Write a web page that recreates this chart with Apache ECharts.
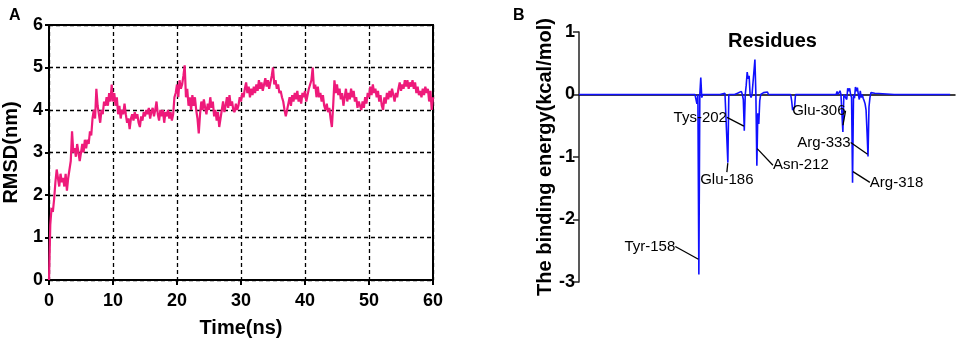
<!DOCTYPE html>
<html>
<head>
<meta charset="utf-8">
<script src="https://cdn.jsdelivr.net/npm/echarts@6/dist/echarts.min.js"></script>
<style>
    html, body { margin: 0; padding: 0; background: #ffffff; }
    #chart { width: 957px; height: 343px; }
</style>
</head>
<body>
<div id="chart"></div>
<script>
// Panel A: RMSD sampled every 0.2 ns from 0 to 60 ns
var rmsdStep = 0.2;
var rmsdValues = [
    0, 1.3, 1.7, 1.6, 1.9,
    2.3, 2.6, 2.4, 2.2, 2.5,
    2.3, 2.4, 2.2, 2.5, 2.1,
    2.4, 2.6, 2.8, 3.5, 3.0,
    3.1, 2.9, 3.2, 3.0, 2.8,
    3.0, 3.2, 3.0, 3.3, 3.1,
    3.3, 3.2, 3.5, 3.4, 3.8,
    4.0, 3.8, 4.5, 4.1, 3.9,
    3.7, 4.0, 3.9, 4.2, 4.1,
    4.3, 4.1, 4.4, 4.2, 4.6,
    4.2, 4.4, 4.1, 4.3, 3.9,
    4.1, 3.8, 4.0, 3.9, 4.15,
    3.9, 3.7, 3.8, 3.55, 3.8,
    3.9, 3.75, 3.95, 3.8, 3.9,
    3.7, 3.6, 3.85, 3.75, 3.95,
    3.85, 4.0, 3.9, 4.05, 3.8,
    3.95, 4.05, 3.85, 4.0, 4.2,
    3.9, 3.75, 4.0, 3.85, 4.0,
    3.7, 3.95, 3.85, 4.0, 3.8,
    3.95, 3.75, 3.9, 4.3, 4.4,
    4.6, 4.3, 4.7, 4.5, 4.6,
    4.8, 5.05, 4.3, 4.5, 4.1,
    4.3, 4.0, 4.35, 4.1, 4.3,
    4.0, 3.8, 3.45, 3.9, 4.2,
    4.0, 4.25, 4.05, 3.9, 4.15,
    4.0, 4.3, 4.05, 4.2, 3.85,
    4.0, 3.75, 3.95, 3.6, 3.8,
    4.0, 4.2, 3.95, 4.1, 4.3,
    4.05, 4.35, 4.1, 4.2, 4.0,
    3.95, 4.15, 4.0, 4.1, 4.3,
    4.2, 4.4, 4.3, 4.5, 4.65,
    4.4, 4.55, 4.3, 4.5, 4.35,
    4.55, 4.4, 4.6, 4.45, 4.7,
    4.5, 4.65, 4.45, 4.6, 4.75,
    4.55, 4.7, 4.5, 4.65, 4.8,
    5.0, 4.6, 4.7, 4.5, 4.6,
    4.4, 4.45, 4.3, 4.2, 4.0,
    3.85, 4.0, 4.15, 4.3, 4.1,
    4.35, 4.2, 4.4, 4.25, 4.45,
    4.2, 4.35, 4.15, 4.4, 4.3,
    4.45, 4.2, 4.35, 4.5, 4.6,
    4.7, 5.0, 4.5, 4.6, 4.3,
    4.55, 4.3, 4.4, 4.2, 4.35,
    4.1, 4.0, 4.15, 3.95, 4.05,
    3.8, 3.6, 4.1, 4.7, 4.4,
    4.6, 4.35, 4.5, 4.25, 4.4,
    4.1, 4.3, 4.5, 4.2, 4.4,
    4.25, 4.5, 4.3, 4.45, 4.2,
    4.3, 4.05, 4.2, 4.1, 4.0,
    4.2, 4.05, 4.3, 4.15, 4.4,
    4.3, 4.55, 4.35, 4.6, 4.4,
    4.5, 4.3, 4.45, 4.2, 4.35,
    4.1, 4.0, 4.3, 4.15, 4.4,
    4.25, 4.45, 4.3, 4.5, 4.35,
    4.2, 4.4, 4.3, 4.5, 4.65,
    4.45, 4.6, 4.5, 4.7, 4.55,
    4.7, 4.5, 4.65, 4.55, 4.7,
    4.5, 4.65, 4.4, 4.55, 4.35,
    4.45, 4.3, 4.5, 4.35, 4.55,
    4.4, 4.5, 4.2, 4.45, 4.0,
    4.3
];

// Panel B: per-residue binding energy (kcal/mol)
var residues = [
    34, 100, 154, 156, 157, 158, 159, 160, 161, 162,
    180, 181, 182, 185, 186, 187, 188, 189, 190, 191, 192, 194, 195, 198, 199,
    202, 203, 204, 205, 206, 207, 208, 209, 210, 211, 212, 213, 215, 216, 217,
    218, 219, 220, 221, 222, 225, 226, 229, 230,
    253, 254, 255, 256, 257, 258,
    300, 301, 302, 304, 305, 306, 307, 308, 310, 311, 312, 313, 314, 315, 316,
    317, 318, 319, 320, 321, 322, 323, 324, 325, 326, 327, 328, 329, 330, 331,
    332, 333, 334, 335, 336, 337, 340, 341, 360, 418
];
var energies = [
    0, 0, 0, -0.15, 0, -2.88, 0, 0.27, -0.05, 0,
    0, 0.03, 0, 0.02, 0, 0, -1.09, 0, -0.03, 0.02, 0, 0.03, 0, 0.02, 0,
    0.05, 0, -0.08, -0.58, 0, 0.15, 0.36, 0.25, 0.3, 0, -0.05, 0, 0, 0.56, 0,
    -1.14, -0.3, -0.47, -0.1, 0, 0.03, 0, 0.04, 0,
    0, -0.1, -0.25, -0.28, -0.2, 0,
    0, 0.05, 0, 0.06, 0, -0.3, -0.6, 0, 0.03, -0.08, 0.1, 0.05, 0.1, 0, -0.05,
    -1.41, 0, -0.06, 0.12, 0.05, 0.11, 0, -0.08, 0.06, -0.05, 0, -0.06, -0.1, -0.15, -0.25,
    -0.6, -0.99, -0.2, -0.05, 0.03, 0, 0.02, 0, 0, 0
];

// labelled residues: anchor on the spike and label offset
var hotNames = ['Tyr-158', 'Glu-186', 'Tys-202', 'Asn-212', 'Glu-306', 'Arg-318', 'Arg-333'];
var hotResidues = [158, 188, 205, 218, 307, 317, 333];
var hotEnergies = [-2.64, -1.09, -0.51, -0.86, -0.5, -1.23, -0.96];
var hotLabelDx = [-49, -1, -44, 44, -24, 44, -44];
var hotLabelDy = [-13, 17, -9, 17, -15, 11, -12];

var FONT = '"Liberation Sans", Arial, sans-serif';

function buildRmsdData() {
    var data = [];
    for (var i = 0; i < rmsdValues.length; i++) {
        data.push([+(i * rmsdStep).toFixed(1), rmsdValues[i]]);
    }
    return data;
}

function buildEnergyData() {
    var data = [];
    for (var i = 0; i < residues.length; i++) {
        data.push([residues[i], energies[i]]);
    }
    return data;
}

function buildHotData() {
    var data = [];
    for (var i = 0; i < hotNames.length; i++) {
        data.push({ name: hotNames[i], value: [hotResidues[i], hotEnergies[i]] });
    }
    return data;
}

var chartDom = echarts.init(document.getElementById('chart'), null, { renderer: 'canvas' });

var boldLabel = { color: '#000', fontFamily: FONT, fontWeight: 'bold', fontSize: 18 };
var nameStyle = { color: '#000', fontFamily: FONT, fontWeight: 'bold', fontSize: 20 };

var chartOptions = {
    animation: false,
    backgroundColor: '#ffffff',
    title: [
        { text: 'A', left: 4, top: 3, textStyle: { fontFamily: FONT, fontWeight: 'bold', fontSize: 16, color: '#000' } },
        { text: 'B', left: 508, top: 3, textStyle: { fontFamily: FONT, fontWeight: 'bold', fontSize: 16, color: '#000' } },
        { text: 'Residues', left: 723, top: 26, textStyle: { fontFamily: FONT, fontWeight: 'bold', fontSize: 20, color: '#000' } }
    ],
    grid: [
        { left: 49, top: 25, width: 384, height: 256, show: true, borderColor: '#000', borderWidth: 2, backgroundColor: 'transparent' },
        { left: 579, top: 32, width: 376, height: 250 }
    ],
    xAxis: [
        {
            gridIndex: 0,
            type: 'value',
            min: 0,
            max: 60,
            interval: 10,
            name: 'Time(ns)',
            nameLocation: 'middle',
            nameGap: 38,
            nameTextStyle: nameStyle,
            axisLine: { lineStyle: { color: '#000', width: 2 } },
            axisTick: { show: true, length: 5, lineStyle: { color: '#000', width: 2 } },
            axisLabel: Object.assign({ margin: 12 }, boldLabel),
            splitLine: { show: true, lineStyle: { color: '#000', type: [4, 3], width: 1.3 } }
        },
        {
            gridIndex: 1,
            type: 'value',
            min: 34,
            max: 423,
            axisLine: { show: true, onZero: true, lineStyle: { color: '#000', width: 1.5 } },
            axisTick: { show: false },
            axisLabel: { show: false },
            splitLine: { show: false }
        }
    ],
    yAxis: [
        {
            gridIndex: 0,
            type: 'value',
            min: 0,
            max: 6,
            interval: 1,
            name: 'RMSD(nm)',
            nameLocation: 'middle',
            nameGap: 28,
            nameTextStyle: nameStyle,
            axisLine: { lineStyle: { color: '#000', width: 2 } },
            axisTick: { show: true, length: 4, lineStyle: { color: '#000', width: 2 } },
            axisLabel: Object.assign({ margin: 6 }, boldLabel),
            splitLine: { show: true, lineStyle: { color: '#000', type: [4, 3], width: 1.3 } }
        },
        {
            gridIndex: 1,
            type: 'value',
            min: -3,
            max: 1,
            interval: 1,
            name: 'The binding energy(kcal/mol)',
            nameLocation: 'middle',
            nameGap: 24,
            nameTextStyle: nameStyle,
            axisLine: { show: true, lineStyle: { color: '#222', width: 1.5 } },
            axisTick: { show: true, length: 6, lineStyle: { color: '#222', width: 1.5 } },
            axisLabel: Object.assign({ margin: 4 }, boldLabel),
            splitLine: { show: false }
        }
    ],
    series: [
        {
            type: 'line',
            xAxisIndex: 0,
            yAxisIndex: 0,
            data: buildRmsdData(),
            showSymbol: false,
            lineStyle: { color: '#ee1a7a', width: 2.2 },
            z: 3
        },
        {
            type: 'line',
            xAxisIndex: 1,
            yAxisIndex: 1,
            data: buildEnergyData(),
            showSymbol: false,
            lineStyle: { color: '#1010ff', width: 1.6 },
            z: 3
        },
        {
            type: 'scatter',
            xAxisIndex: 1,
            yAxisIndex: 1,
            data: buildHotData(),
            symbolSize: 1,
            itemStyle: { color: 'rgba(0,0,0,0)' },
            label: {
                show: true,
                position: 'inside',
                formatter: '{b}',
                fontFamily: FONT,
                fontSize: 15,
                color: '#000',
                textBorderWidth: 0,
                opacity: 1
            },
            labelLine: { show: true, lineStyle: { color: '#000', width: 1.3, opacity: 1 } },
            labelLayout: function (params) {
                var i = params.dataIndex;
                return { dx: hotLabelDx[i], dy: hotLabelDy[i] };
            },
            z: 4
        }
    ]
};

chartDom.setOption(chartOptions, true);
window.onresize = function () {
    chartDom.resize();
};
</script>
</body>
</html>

☆ ☆ ☆ ☆ ☆

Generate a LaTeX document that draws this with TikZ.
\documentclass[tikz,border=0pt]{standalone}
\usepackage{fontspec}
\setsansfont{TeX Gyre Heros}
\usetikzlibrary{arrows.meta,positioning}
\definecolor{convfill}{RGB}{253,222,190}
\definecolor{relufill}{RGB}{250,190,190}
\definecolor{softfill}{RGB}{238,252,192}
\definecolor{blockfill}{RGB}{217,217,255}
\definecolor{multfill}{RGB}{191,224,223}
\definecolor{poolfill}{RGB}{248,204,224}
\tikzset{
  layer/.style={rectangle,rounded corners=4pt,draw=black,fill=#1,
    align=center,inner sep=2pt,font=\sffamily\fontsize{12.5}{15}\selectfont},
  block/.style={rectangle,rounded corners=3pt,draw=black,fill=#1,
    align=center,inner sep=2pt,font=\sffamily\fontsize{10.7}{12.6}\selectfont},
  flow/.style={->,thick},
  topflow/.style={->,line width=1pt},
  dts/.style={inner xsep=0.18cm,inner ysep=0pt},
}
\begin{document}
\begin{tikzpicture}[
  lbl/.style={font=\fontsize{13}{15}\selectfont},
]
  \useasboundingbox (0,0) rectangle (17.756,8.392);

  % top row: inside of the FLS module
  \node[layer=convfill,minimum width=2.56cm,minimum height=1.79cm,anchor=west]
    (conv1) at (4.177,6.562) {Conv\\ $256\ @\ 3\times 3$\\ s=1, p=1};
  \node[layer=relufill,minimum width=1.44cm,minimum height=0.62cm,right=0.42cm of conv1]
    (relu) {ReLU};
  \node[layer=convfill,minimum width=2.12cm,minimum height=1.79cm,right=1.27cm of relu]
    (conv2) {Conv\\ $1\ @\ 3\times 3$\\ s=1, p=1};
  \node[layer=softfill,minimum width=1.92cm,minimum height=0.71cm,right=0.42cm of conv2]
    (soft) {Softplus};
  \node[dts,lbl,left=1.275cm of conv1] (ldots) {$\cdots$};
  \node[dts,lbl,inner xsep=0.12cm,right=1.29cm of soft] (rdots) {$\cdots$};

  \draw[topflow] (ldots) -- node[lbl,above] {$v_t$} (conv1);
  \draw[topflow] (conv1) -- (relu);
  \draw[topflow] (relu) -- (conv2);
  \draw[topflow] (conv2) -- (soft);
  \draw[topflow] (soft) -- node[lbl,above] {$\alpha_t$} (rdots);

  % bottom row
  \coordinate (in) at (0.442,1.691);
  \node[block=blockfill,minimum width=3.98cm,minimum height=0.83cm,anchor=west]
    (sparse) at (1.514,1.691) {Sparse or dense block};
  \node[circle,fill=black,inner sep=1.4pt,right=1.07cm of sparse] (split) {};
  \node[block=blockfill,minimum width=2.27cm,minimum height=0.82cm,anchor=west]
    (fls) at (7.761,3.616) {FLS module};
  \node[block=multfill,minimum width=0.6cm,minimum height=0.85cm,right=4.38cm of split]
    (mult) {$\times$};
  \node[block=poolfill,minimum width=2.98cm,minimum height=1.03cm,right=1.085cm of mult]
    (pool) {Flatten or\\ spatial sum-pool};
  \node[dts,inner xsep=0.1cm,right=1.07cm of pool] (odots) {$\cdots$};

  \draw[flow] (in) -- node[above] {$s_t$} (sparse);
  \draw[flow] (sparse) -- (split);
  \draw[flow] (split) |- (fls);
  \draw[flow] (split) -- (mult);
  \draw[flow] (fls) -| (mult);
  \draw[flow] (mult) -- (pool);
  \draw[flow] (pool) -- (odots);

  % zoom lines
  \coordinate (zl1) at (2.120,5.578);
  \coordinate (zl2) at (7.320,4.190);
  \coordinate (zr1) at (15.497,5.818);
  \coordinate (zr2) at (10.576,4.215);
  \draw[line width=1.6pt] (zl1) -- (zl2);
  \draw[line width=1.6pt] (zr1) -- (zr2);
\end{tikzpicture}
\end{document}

☆ ☆ ☆ ☆ ☆

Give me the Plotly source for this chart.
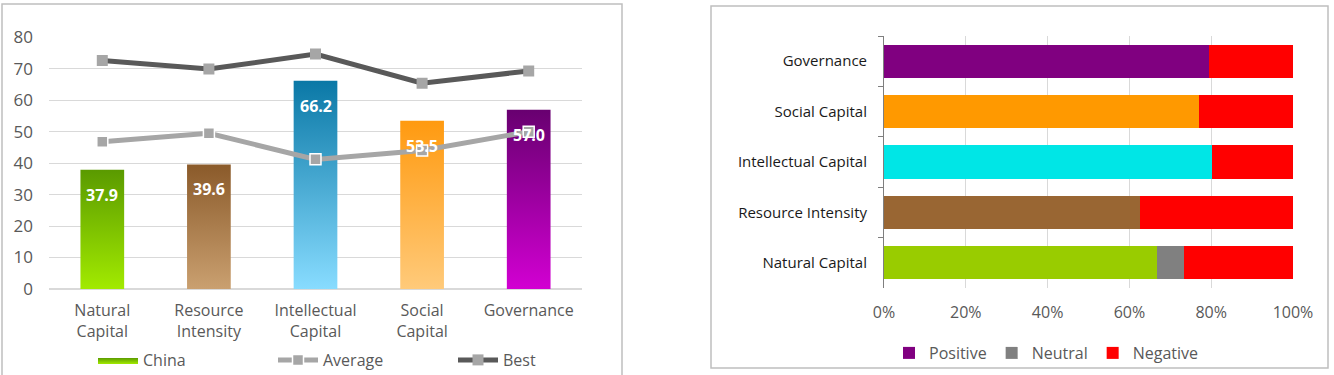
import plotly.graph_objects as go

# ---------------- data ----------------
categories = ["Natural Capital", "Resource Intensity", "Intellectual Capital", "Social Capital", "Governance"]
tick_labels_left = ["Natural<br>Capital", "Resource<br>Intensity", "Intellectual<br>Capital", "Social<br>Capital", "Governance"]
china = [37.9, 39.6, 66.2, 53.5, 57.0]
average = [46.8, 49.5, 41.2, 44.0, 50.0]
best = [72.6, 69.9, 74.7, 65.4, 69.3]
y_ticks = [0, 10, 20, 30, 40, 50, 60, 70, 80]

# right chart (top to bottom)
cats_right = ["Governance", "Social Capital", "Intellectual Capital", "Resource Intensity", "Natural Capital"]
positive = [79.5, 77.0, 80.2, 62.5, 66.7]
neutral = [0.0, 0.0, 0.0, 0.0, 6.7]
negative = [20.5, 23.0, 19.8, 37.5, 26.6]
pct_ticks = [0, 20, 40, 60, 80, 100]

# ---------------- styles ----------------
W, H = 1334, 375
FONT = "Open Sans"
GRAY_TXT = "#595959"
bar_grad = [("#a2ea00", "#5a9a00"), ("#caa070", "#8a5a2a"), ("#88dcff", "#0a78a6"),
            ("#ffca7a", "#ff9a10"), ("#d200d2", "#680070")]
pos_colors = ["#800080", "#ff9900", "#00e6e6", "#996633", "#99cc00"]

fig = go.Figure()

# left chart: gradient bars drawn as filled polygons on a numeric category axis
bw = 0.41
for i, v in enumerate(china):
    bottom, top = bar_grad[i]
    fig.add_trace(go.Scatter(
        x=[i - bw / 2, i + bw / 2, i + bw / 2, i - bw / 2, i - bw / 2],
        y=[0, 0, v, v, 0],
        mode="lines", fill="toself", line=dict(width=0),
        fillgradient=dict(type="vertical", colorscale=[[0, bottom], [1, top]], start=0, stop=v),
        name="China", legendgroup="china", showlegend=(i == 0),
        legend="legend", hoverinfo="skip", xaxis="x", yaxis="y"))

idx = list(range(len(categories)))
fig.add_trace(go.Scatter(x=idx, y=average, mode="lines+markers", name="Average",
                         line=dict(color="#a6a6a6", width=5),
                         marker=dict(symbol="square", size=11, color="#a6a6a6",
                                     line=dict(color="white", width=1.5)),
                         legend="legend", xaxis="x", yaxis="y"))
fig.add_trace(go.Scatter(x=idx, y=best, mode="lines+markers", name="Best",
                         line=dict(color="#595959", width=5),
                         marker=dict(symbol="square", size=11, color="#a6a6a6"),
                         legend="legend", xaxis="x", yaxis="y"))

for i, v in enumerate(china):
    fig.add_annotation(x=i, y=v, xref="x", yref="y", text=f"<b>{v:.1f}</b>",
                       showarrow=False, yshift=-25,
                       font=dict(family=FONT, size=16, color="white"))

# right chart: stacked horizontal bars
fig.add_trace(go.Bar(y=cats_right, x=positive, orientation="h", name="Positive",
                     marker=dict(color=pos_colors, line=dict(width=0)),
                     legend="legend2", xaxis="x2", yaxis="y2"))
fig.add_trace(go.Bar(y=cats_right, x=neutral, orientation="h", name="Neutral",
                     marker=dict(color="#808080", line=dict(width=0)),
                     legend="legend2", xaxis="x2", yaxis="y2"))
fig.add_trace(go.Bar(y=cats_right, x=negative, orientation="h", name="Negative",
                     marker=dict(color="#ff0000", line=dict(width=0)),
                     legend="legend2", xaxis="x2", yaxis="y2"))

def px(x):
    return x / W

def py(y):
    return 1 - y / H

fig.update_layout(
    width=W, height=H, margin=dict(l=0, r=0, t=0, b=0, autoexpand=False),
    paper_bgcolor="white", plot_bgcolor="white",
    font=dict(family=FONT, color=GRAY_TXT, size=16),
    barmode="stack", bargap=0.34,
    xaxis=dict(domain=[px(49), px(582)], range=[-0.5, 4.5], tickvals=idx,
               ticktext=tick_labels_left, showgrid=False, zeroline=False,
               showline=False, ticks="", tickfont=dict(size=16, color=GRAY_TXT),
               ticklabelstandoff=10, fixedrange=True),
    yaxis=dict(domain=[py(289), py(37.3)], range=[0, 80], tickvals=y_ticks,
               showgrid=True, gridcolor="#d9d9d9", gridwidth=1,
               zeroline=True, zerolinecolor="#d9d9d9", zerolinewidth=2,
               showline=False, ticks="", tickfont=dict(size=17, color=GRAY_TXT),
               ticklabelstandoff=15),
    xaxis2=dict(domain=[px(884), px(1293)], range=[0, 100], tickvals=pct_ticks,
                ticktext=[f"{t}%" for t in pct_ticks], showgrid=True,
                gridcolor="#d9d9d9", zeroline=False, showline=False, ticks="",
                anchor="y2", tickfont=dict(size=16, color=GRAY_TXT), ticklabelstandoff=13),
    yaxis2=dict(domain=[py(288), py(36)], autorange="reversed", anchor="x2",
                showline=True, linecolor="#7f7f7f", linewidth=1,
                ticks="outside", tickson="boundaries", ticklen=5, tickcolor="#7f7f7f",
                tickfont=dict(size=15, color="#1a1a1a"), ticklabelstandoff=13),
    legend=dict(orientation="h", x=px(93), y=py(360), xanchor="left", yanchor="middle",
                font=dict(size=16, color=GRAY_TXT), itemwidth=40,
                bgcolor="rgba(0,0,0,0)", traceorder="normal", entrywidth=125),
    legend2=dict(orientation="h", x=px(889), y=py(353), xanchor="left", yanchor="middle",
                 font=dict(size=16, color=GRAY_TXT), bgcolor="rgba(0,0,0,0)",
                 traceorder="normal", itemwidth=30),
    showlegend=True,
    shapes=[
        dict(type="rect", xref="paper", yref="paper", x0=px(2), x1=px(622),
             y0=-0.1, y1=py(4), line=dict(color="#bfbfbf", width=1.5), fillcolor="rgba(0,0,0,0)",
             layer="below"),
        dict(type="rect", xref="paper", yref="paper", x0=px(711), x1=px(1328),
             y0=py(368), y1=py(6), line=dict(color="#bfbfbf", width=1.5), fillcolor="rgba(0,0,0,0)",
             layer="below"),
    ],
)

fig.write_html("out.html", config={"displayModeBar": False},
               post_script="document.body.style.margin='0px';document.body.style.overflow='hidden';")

☆ ☆ ☆ ☆ ☆

-- What you need to do --
Include both the line containing "Give me the Plotly source for this chart." and the line containing "y_ticks = [0, 10, 20, 30, 40, 50, 60, 70, 80]" when you write out everything between them, exactly. Leave the pictures out.

-- Result for this task --
Give me the Plotly source for this chart.
import plotly.graph_objects as go

# ---------------- data ----------------
categories = ["Natural Capital", "Resource Intensity", "Intellectual Capital", "Social Capital", "Governance"]
tick_labels_left = ["Natural<br>Capital", "Resource<br>Intensity", "Intellectual<br>Capital", "Social<br>Capital", "Governance"]
china = [37.9, 39.6, 66.2, 53.5, 57.0]
average = [46.8, 49.5, 41.2, 44.0, 50.0]
best = [72.6, 69.9, 74.7, 65.4, 69.3]
y_ticks = [0, 10, 20, 30, 40, 50, 60, 70, 80]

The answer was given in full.